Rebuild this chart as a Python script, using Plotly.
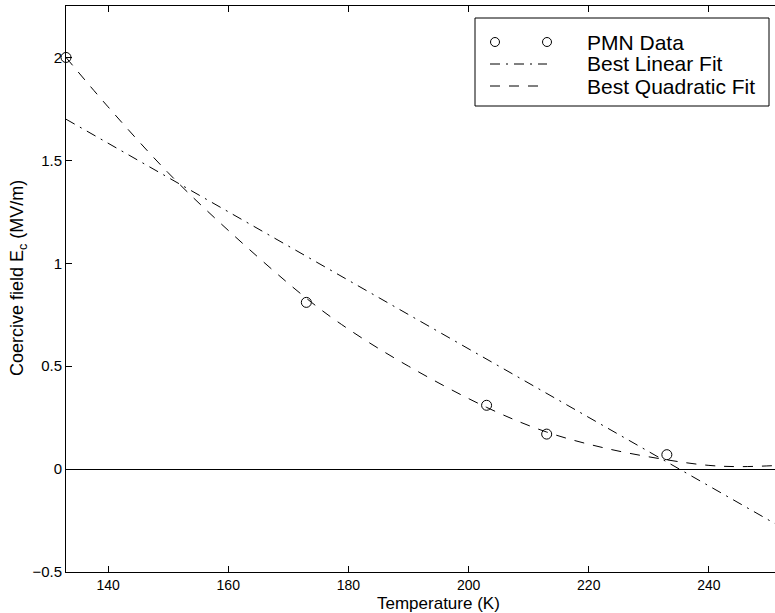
import plotly.graph_objects as go

# ---- data ----
temperature = [133, 173, 203, 213, 233]
coercive_field = [2.00, 0.81, 0.31, 0.17, 0.07]

linear_fit_x = [133, 251]
linear_fit_y = [1.70, -0.265]

quad_fit_x = [133, 140, 150, 160, 173, 180, 190, 203, 213, 223, 233, 240, 245, 251]
quad_fit_y = [2.00, 1.76, 1.44, 1.16, 0.83, 0.68, 0.50, 0.30, 0.18, 0.10, 0.045, 0.018, 0.012, 0.017]

x_ticks = [140, 160, 180, 200, 220, 240]
y_ticks = [-0.5, 0, 0.5, 1, 1.5, 2]
y_tick_text = ["\u22120.5", "0", "0.5", "1", "1.5", "2"]

legend_labels = ["PMN Data", "Best Linear Fit", "Best Quadratic Fit"]

FONT = "Liberation Sans, Arial, Helvetica, sans-serif"
W, H = 775, 613
L, R, T, B = 66, 0, 6, 41
PW, PH = W - L - R, H - T - B


def px(p):
    return (p - L) / PW


def py(p):
    return (H - B - p) / PH


fig = go.Figure()

fig.add_trace(go.Scatter(
    x=linear_fit_x, y=linear_fit_y, mode="lines",
    line=dict(color="black", width=1, dash="10px,6px,2px,6px"),
    showlegend=False, hoverinfo="skip"))

fig.add_trace(go.Scatter(
    x=quad_fit_x, y=quad_fit_y, mode="lines",
    line=dict(color="black", width=1, dash="10px,9px", shape="spline", smoothing=1.0),
    showlegend=False, hoverinfo="skip"))

fig.add_trace(go.Scatter(
    x=temperature, y=coercive_field, mode="markers",
    marker=dict(symbol="circle-open", size=10, color="black", line=dict(width=1)),
    cliponaxis=False, showlegend=False))

# ---- custom MATLAB-style legend ----
shapes = []
box = (475, 18, 769, 106)
shapes.append(dict(type="rect", xref="paper", yref="paper",
                   x0=px(box[0]), x1=px(box[2]), y0=py(box[1]), y1=py(box[3]),
                   line=dict(color="black", width=1), fillcolor="white", layer="above"))
row_y = [42, 64, 86]
for cx in (495, 547):
    shapes.append(dict(type="circle", xref="paper", yref="paper",
                       xsizemode="pixel", ysizemode="pixel",
                       xanchor=px(cx), yanchor=py(row_y[0]),
                       x0=-4.5, x1=4.5, y0=-4.5, y1=4.5,
                       line=dict(color="black", width=1), layer="above"))
shapes.append(dict(type="line", xref="paper", yref="paper",
                   x0=px(490), x1=px(547), y0=py(row_y[1]), y1=py(row_y[1]),
                   line=dict(color="black", width=1, dash="10px,6px,2px,6px"), layer="above"))
shapes.append(dict(type="line", xref="paper", yref="paper",
                   x0=px(490), x1=px(540), y0=py(row_y[2]), y1=py(row_y[2]),
                   line=dict(color="black", width=1, dash="10px,9px"), layer="above"))

annotations = []
for lab, ry in zip(legend_labels, row_y):
    annotations.append(dict(text=lab, xref="paper", yref="paper", x=px(585), y=py(ry),
                            xanchor="left", yanchor="middle", showarrow=False,
                            font=dict(family=FONT, size=21, color="black")))

annotations.append(dict(text="Temperature (K)", xref="paper", yref="paper",
                        x=px(438), y=py(603), xanchor="center", yanchor="middle",
                        showarrow=False, font=dict(family=FONT, size=17, color="black")))
annotations.append(dict(text="Coercive field E<sub>c</sub> (MV/m)", xref="paper", yref="paper",
                        x=px(18), y=py(278), xanchor="center", yanchor="middle", textangle=-90,
                        showarrow=False, font=dict(family=FONT, size=18, color="black")))

fig.update_layout(
    width=W, height=H,
    margin=dict(l=L, r=R, t=T, b=B, pad=0),
    paper_bgcolor="white", plot_bgcolor="white",
    font=dict(family=FONT, size=15, color="black"),
    shapes=shapes, annotations=annotations,
    showlegend=False,
)

fig.update_xaxes(
    range=[133, 251], tickvals=x_ticks, ticks="inside", ticklen=6, tickwidth=1,
    tickcolor="black", showline=True, linecolor="black", linewidth=1, mirror="ticks",
    showgrid=False, zeroline=False, tickfont=dict(size=14))
fig.update_yaxes(
    range=[-0.5, 2.25], tickvals=y_ticks, ticktext=y_tick_text, ticks="inside", ticklen=6,
    tickwidth=1, tickcolor="black", showline=True, linecolor="black", linewidth=1,
    mirror=False, showgrid=False, zeroline=True, zerolinecolor="black", zerolinewidth=1,
    tickfont=dict(size=15))

fig.write_html("out.html", config={"displayModeBar": False},
               post_script="document.body.style.margin='0';")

• Problem
Exactly as written, return every line of the listing, but not the pictures.

• Reply to the exercise
Rebuild this chart as a Python script, using Plotly.
import plotly.graph_objects as go

# ---- data ----
temperature = [133, 173, 203, 213, 233]
coercive_field = [2.00, 0.81, 0.31, 0.17, 0.07]

linear_fit_x = [133, 251]
linear_fit_y = [1.70, -0.265]

quad_fit_x = [133, 140, 150, 160, 173, 180, 190, 203, 213, 223, 233, 240, 245, 251]
quad_fit_y = [2.00, 1.76, 1.44, 1.16, 0.83, 0.68, 0.50, 0.30, 0.18, 0.10, 0.045, 0.018, 0.012, 0.017]

x_ticks = [140, 160, 180, 200, 220, 240]
y_ticks = [-0.5, 0, 0.5, 1, 1.5, 2]
y_tick_text = ["\u22120.5", "0", "0.5", "1", "1.5", "2"]

legend_labels = ["PMN Data", "Best Linear Fit", "Best Quadratic Fit"]

FONT = "Liberation Sans, Arial, Helvetica, sans-serif"
W, H = 775, 613
L, R, T, B = 66, 0, 6, 41
PW, PH = W - L - R, H - T - B


def px(p):
    return (p - L) / PW


def py(p):
    return (H - B - p) / PH


fig = go.Figure()

fig.add_trace(go.Scatter(
    x=linear_fit_x, y=linear_fit_y, mode="lines",
    line=dict(color="black", width=1, dash="10px,6px,2px,6px"),
    showlegend=False, hoverinfo="skip"))

fig.add_trace(go.Scatter(
    x=quad_fit_x, y=quad_fit_y, mode="lines",
    line=dict(color="black", width=1, dash="10px,9px", shape="spline", smoothing=1.0),
    showlegend=False, hoverinfo="skip"))

fig.add_trace(go.Scatter(
    x=temperature, y=coercive_field, mode="markers",
    marker=dict(symbol="circle-open", size=10, color="black", line=dict(width=1)),
    cliponaxis=False, showlegend=False))

# ---- custom MATLAB-style legend ----
shapes = []
box = (475, 18, 769, 106)
shapes.append(dict(type="rect", xref="paper", yref="paper",
                   x0=px(box[0]), x1=px(box[2]), y0=py(box[1]), y1=py(box[3]),
                   line=dict(color="black", width=1), fillcolor="white", layer="above"))
row_y = [42, 64, 86]
for cx in (495, 547):
    shapes.append(dict(type="circle", xref="paper", yref="paper",
                       xsizemode="pixel", ysizemode="pixel",
                       xanchor=px(cx), yanchor=py(row_y[0]),
                       x0=-4.5, x1=4.5, y0=-4.5, y1=4.5,
                       line=dict(color="black", width=1), layer="above"))
shapes.append(dict(type="line", xref="paper", yref="paper",
                   x0=px(490), x1=px(547), y0=py(row_y[1]), y1=py(row_y[1]),
                   line=dict(color="black", width=1, dash="10px,6px,2px,6px"), layer="above"))
shapes.append(dict(type="line", xref="paper", yref="paper",
                   x0=px(490), x1=px(540), y0=py(row_y[2]), y1=py(row_y[2]),
                   line=dict(color="black", width=1, dash="10px,9px"), layer="above"))

annotations = []
for lab, ry in zip(legend_labels, row_y):
    annotations.append(dict(text=lab, xref="paper", yref="paper", x=px(585), y=py(ry),
                            xanchor="left", yanchor="middle", showarrow=False,
                            font=dict(family=FONT, size=21, color="black")))

annotations.append(dict(text="Temperature (K)", xref="paper", yref="paper",
                        x=px(438), y=py(603), xanchor="center", yanchor="middle",
                        showarrow=False, font=dict(family=FONT, size=17, color="black")))
annotations.append(dict(text="Coercive field E<sub>c</sub> (MV/m)", xref="paper", yref="paper",
                        x=px(18), y=py(278), xanchor="center", yanchor="middle", textangle=-90,
                        showarrow=False, font=dict(family=FONT, size=18, color="black")))

fig.update_layout(
    width=W, height=H,
    margin=dict(l=L, r=R, t=T, b=B, pad=0),
    paper_bgcolor="white", plot_bgcolor="white",
    font=dict(family=FONT, size=15, color="black"),
    shapes=shapes, annotations=annotations,
    showlegend=False,
)

fig.update_xaxes(
    range=[133, 251], tickvals=x_ticks, ticks="inside", ticklen=6, tickwidth=1,
    tickcolor="black", showline=True, linecolor="black", linewidth=1, mirror="ticks",
    showgrid=False, zeroline=False, tickfont=dict(size=14))
fig.update_yaxes(
    range=[-0.5, 2.25], tickvals=y_ticks, ticktext=y_tick_text, ticks="inside", ticklen=6,
    tickwidth=1, tickcolor="black", showline=True, linecolor="black", linewidth=1,
    mirror=False, showgrid=False, zeroline=True, zerolinecolor="black", zerolinewidth=1,
    tickfont=dict(size=15))

fig.write_html("out.html", config={"displayModeBar": False},
               post_script="document.body.style.margin='0';")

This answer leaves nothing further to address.